Task statement: Extract the opening line of the entries and every line after it, stopping at and including the line that contains "font=dict(color=col, size=10))". Do not include pictures.

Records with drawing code

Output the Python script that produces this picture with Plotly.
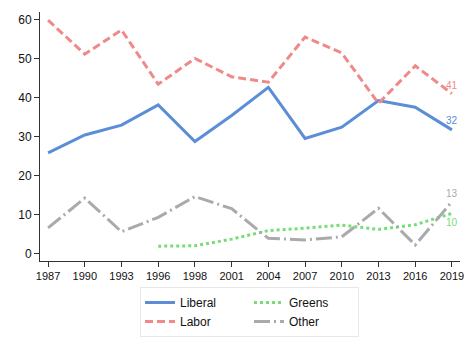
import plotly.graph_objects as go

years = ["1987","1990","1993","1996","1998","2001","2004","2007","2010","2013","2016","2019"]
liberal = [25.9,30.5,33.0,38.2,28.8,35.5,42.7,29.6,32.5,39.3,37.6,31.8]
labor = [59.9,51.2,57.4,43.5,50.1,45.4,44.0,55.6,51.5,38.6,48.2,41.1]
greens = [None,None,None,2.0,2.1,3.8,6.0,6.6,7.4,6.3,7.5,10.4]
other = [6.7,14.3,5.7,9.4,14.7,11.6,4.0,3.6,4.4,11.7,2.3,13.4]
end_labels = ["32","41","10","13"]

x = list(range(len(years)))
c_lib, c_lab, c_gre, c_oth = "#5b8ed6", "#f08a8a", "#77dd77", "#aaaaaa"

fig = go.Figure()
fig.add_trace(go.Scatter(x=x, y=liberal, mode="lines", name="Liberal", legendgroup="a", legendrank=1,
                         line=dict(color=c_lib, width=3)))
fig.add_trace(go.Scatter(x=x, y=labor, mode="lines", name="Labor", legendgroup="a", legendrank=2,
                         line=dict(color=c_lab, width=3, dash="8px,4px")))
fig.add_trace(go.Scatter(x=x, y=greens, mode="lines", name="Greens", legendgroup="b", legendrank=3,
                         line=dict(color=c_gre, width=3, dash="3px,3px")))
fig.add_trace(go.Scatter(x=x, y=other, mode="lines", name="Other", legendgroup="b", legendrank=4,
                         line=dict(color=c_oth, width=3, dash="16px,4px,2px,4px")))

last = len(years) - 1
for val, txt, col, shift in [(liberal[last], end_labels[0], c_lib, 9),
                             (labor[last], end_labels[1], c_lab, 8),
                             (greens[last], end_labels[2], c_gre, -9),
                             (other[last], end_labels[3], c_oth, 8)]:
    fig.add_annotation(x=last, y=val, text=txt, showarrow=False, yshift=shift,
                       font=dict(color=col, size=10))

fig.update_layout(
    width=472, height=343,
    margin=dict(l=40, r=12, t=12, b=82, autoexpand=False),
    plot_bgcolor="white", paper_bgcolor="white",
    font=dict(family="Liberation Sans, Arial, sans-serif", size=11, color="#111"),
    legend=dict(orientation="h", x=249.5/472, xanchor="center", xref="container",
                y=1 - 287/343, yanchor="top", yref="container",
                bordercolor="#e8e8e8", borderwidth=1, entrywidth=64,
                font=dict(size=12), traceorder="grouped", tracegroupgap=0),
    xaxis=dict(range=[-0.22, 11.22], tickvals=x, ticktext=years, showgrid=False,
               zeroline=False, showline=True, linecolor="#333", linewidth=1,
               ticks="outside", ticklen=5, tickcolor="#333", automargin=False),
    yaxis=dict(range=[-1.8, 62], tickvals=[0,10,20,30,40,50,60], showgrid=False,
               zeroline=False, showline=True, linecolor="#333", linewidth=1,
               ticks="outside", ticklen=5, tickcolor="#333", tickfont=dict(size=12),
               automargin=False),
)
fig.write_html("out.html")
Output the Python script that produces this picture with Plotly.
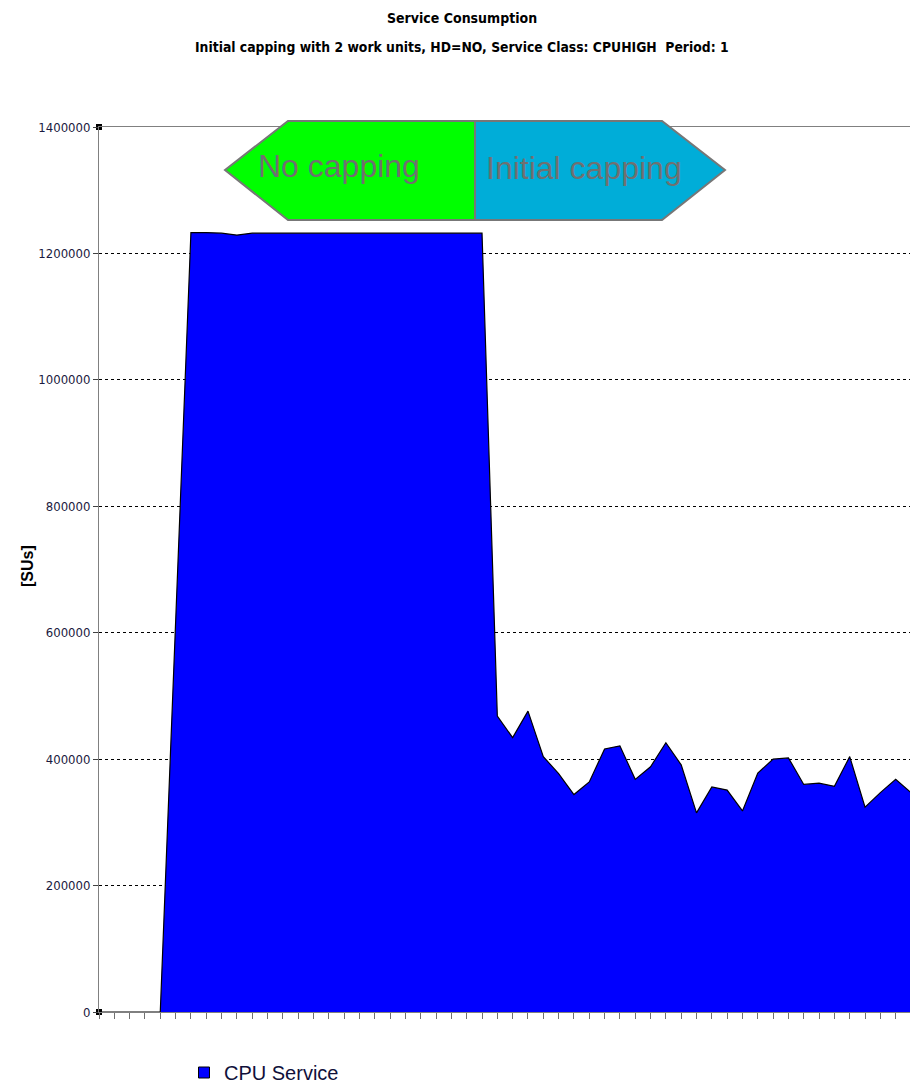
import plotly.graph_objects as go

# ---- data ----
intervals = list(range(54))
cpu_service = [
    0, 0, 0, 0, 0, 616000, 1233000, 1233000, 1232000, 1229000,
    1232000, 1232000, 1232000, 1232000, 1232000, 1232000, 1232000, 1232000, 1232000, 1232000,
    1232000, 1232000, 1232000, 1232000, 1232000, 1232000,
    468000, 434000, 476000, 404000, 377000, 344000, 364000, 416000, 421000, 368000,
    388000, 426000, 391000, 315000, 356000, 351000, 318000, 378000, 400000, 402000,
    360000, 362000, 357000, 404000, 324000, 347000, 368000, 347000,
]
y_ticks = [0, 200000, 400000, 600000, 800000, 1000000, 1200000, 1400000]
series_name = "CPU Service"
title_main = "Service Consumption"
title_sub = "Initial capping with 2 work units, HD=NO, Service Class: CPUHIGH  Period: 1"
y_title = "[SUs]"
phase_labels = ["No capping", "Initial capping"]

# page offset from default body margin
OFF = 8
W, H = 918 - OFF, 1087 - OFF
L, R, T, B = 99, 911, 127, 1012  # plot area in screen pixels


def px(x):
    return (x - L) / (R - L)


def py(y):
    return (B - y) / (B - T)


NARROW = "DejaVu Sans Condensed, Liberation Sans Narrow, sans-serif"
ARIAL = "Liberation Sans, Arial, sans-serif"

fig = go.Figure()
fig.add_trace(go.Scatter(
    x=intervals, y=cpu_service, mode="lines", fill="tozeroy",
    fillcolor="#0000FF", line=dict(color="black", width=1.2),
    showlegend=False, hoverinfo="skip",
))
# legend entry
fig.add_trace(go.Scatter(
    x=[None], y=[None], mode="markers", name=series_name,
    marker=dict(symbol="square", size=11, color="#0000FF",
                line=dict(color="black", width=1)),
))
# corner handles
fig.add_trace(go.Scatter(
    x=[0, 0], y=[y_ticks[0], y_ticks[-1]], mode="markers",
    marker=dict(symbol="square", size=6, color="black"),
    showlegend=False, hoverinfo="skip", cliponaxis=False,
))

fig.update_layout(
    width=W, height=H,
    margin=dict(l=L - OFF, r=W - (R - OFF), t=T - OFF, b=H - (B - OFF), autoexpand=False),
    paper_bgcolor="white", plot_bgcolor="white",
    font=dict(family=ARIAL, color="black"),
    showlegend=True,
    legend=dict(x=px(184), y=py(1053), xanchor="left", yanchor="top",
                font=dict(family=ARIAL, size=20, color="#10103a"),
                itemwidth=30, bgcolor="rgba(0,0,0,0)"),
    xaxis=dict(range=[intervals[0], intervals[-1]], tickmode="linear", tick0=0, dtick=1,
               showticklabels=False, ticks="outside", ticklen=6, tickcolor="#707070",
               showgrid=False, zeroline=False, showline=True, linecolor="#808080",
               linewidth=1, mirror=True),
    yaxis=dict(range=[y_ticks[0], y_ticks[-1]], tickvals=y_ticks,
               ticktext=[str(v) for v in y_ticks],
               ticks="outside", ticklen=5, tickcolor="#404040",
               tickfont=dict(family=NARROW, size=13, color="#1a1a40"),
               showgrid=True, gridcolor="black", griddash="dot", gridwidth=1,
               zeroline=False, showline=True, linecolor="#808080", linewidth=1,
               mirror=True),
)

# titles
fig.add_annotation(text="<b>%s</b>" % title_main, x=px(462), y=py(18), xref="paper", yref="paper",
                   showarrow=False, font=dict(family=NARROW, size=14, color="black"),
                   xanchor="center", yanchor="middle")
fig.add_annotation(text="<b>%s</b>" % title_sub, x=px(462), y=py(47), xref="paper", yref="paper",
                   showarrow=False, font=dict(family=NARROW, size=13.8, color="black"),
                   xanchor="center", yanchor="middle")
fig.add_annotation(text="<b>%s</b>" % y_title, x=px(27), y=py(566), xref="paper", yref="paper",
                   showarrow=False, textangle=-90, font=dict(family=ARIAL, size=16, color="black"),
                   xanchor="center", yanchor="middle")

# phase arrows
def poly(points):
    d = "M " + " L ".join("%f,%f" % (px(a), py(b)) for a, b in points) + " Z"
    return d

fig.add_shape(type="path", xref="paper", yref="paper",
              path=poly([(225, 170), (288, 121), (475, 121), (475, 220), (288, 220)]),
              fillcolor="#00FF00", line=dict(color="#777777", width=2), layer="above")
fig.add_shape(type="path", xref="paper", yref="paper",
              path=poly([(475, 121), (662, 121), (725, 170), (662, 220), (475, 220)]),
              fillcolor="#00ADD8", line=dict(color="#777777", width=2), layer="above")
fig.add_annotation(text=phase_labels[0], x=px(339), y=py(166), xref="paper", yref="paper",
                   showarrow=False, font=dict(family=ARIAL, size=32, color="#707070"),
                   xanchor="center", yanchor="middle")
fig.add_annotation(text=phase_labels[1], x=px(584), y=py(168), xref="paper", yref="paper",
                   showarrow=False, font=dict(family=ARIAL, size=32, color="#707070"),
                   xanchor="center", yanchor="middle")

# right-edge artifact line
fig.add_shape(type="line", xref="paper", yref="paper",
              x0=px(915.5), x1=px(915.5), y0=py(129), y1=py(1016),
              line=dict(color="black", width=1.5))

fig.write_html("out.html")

The output:
Output the Python script that produces this picture with Plotly.
import plotly.graph_objects as go

years = ["1987","1990","1993","1996","1998","2001","2004","2007","2010","2013","2016","2019"]
liberal = [25.9,30.5,33.0,38.2,28.8,35.5,42.7,29.6,32.5,39.3,37.6,31.8]
labor = [59.9,51.2,57.4,43.5,50.1,45.4,44.0,55.6,51.5,38.6,48.2,41.1]
greens = [None,None,None,2.0,2.1,3.8,6.0,6.6,7.4,6.3,7.5,10.4]
other = [6.7,14.3,5.7,9.4,14.7,11.6,4.0,3.6,4.4,11.7,2.3,13.4]
end_labels = ["32","41","10","13"]

x = list(range(len(years)))
c_lib, c_lab, c_gre, c_oth = "#5b8ed6", "#f08a8a", "#77dd77", "#aaaaaa"

fig = go.Figure()
fig.add_trace(go.Scatter(x=x, y=liberal, mode="lines", name="Liberal", legendgroup="a", legendrank=1,
                         line=dict(color=c_lib, width=3)))
fig.add_trace(go.Scatter(x=x, y=labor, mode="lines", name="Labor", legendgroup="a", legendrank=2,
                         line=dict(color=c_lab, width=3, dash="8px,4px")))
fig.add_trace(go.Scatter(x=x, y=greens, mode="lines", name="Greens", legendgroup="b", legendrank=3,
                         line=dict(color=c_gre, width=3, dash="3px,3px")))
fig.add_trace(go.Scatter(x=x, y=other, mode="lines", name="Other", legendgroup="b", legendrank=4,
                         line=dict(color=c_oth, width=3, dash="16px,4px,2px,4px")))

last = len(years) - 1
for val, txt, col, shift in [(liberal[last], end_labels[0], c_lib, 9),
                             (labor[last], end_labels[1], c_lab, 8),
                             (greens[last], end_labels[2], c_gre, -9),
                             (other[last], end_labels[3], c_oth, 8)]:
    fig.add_annotation(x=last, y=val, text=txt, showarrow=False, yshift=shift,
                       font=dict(color=col, size=10))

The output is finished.